Gallery, Arles. The annual Rencontres (“Meetings”) at Arles in the South of France in July. Leicas are available-light cameras par excellence: an f/1.4 or f/2 lens allows good results even with slow film (here, Kodak EBX 100 home processed in Tetenal chemistry using a Jobo CPE-2).

If you want the standard black paint model, you’ll have to have a 0.72x finder. Black paint? Yes: more retro, and again, for the very best of reasons. Although black paint scratches and mars more easily than black chrome, it also wears more gracefully, slowly revealing the brass underneath. The rangefinder housing weighs an ounce or two but is CNC milled from a solid slab of brass weighing several pounds. It’s an expensive way of doing it, but it’s also the best way. This is not a camera that is built down to meet a price point.

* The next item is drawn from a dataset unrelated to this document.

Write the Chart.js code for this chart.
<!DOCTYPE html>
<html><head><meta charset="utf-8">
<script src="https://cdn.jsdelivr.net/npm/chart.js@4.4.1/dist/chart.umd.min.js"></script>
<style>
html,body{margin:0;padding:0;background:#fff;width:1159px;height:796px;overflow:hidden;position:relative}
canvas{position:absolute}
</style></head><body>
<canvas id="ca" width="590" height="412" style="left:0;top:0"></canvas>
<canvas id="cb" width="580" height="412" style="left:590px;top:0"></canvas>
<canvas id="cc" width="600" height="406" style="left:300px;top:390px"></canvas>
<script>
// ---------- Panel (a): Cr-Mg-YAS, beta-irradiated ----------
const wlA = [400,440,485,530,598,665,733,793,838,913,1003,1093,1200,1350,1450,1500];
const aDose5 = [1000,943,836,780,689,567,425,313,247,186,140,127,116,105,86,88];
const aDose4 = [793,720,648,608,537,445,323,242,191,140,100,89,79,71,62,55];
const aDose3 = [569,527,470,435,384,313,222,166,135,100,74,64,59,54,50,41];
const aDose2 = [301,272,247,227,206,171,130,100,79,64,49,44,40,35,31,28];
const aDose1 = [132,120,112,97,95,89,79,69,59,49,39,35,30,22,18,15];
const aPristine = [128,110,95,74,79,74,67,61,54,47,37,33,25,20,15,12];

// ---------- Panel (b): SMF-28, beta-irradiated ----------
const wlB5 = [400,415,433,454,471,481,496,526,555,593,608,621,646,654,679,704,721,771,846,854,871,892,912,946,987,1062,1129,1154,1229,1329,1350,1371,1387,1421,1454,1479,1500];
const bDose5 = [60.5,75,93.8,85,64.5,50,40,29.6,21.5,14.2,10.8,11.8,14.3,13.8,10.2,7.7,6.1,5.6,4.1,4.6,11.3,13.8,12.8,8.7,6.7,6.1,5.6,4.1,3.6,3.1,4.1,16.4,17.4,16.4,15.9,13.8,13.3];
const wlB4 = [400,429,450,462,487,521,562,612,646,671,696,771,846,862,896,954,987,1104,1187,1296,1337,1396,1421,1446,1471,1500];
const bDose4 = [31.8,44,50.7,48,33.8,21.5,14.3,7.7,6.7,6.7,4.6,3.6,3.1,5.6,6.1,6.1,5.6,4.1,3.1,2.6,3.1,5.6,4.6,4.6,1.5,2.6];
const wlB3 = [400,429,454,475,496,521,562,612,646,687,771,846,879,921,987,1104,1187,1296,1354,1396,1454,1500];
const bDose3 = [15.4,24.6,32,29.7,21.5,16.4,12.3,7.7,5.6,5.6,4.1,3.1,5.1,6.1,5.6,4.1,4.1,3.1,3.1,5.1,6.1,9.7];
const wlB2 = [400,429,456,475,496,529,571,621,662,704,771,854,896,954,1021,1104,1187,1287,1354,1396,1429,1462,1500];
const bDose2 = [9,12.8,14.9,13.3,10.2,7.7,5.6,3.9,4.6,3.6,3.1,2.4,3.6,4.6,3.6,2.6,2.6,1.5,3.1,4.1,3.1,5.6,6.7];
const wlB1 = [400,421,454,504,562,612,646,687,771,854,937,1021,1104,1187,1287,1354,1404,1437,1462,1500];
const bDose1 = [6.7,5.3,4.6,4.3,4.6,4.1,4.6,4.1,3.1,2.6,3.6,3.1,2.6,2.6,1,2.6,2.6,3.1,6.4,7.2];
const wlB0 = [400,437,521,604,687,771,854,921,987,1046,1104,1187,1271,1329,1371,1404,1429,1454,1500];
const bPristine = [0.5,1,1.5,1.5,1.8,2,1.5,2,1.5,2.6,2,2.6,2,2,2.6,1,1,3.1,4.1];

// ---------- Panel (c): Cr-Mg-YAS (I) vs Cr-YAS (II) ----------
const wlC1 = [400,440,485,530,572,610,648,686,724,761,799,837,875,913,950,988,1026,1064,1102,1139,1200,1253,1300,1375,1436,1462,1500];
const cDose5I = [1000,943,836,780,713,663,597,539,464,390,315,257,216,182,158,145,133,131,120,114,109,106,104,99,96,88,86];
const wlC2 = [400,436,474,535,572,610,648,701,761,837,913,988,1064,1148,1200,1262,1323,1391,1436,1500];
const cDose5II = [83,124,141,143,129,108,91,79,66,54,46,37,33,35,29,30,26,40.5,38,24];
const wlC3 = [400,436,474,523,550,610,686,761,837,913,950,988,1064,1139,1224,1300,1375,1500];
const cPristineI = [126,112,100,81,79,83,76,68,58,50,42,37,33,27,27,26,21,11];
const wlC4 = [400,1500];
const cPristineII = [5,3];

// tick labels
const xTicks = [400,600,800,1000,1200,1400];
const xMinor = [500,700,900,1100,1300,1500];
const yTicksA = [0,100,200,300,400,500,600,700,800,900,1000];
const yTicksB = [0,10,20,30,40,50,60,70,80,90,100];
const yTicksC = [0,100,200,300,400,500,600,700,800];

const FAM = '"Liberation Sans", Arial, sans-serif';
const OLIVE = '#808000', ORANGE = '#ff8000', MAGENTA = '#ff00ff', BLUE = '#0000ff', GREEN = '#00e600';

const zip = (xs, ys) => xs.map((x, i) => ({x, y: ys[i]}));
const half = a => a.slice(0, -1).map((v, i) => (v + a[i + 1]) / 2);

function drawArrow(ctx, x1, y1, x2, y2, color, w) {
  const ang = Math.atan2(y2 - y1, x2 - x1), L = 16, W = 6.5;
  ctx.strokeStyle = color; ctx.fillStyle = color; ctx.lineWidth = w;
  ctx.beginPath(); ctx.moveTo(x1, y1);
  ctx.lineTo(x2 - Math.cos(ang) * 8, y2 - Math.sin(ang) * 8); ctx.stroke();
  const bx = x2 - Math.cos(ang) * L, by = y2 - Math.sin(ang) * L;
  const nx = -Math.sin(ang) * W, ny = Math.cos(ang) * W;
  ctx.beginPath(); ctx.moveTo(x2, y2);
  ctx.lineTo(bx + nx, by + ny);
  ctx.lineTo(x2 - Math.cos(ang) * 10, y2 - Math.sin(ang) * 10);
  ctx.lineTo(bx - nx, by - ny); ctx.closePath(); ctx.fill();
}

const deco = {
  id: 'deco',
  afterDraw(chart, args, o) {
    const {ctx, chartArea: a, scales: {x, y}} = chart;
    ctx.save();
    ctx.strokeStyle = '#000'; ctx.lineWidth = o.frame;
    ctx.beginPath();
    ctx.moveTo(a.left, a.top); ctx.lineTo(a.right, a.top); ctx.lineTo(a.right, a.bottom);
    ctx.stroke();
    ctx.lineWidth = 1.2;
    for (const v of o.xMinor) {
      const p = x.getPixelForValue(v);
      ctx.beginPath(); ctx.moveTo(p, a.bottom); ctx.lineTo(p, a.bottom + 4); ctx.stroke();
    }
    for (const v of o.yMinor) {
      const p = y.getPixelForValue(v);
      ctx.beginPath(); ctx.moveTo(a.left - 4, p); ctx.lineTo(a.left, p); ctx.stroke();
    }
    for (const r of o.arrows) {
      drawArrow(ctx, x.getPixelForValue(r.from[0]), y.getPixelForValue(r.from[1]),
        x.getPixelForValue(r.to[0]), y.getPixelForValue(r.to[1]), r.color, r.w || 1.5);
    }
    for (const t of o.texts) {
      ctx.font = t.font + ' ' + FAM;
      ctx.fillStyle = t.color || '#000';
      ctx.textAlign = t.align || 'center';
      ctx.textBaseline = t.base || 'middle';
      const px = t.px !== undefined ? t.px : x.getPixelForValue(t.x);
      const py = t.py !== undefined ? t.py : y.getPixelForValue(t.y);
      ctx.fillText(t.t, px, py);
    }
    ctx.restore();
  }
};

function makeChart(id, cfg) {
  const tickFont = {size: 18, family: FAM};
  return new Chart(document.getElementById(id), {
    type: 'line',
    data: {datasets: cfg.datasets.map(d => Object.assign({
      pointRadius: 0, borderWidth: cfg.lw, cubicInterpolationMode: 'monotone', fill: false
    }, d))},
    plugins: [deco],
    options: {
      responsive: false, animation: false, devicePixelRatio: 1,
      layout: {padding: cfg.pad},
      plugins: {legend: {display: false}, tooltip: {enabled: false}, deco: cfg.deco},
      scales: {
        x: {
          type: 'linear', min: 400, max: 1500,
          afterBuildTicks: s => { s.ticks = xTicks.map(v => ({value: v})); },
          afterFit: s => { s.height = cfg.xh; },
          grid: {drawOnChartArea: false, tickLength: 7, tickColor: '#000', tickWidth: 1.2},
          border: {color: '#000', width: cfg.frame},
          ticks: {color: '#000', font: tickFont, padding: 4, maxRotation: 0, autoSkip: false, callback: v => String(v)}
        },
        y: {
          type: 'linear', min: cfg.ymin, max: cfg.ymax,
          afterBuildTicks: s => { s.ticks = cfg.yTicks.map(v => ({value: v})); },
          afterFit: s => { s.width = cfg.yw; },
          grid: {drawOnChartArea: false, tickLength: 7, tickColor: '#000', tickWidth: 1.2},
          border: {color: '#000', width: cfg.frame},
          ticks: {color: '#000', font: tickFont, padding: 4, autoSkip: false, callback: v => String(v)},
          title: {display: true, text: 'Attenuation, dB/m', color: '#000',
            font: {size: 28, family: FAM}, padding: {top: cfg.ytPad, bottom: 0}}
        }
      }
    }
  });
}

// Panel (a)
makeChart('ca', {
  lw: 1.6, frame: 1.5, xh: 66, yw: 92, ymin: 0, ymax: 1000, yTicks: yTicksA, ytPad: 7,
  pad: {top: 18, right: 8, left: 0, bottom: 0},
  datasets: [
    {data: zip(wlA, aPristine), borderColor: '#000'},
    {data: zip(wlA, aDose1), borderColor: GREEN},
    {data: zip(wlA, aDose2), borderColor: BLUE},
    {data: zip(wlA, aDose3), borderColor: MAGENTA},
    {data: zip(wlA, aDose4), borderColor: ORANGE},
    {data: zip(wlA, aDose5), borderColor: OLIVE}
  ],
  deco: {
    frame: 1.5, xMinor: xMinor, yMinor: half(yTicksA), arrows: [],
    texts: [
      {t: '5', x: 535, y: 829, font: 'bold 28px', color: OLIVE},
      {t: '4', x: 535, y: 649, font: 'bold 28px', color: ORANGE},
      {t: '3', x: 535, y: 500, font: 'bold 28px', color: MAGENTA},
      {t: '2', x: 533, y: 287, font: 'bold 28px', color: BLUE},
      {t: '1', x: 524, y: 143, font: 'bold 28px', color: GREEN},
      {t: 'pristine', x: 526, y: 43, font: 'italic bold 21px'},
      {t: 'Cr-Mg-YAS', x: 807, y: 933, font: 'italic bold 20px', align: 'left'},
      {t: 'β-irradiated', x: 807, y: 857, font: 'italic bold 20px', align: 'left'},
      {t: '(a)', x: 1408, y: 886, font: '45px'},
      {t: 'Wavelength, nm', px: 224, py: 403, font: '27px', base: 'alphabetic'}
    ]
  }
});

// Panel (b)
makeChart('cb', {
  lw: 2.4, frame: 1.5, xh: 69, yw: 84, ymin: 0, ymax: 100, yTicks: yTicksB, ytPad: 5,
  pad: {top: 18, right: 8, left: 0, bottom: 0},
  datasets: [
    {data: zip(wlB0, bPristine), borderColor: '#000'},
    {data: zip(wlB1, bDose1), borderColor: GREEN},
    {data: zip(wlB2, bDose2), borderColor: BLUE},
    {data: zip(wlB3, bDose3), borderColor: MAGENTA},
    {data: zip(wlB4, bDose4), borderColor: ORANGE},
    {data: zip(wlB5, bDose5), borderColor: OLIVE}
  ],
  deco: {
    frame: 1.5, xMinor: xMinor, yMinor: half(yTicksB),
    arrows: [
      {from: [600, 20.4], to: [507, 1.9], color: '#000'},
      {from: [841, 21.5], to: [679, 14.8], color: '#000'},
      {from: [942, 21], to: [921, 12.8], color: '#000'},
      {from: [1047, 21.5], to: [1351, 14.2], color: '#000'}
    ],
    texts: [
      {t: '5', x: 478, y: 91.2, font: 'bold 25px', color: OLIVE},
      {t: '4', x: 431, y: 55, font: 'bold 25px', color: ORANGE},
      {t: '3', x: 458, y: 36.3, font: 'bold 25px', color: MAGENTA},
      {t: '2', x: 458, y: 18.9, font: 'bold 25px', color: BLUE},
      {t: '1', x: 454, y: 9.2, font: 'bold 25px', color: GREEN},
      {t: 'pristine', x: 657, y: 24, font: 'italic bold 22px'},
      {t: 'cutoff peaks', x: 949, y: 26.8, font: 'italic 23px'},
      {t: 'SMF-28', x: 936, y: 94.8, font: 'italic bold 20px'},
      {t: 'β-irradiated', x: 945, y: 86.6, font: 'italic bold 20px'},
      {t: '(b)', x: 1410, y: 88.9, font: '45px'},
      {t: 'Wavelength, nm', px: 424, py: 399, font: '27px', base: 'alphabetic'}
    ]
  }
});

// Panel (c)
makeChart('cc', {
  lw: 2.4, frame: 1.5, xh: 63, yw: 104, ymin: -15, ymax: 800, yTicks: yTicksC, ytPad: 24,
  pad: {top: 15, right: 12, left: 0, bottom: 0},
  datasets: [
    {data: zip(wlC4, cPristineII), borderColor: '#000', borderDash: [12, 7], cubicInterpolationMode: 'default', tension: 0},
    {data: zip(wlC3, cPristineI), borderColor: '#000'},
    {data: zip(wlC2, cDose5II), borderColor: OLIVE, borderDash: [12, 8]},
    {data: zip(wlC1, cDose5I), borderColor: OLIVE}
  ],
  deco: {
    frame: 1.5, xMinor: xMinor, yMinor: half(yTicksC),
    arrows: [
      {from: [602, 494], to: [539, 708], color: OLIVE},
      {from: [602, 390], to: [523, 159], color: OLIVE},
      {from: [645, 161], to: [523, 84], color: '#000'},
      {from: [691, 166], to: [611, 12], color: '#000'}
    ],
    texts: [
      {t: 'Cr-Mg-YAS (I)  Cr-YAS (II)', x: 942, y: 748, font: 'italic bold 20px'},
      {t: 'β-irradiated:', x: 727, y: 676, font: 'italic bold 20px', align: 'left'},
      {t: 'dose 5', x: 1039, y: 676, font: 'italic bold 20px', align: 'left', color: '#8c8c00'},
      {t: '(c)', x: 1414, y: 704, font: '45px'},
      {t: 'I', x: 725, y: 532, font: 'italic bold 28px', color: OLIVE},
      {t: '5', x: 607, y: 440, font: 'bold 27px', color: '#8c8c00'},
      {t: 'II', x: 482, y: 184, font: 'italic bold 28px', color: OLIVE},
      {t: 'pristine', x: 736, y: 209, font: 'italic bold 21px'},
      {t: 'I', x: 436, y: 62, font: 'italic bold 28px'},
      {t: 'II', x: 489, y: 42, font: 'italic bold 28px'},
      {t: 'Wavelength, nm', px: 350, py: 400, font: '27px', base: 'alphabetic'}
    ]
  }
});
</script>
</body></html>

You could argue that polycarbonate would be a better material for the housing, or the zinc alloy that they once used. But when you buy a legend, you’re buying mystique and tradition as well as mechanical excellence. Would you want an LED Rolex, or a diesel Bentley? There are plenty of Leicas in use that date from the ’30s, and if brass was good enough for them, it’s good enough for the MP.

Woman and push-chair, Ptuj, Slovenia. The internal contrast of the 90mm f/4 Macro-Elmar is high, as with all Leica lenses, allowing detail in both the sunlit white wall and the shadowed faces of the woman and child. (Kodak EBX (ISO 100) home processed in Tetenal chemistry using a Jobo CPE-2.)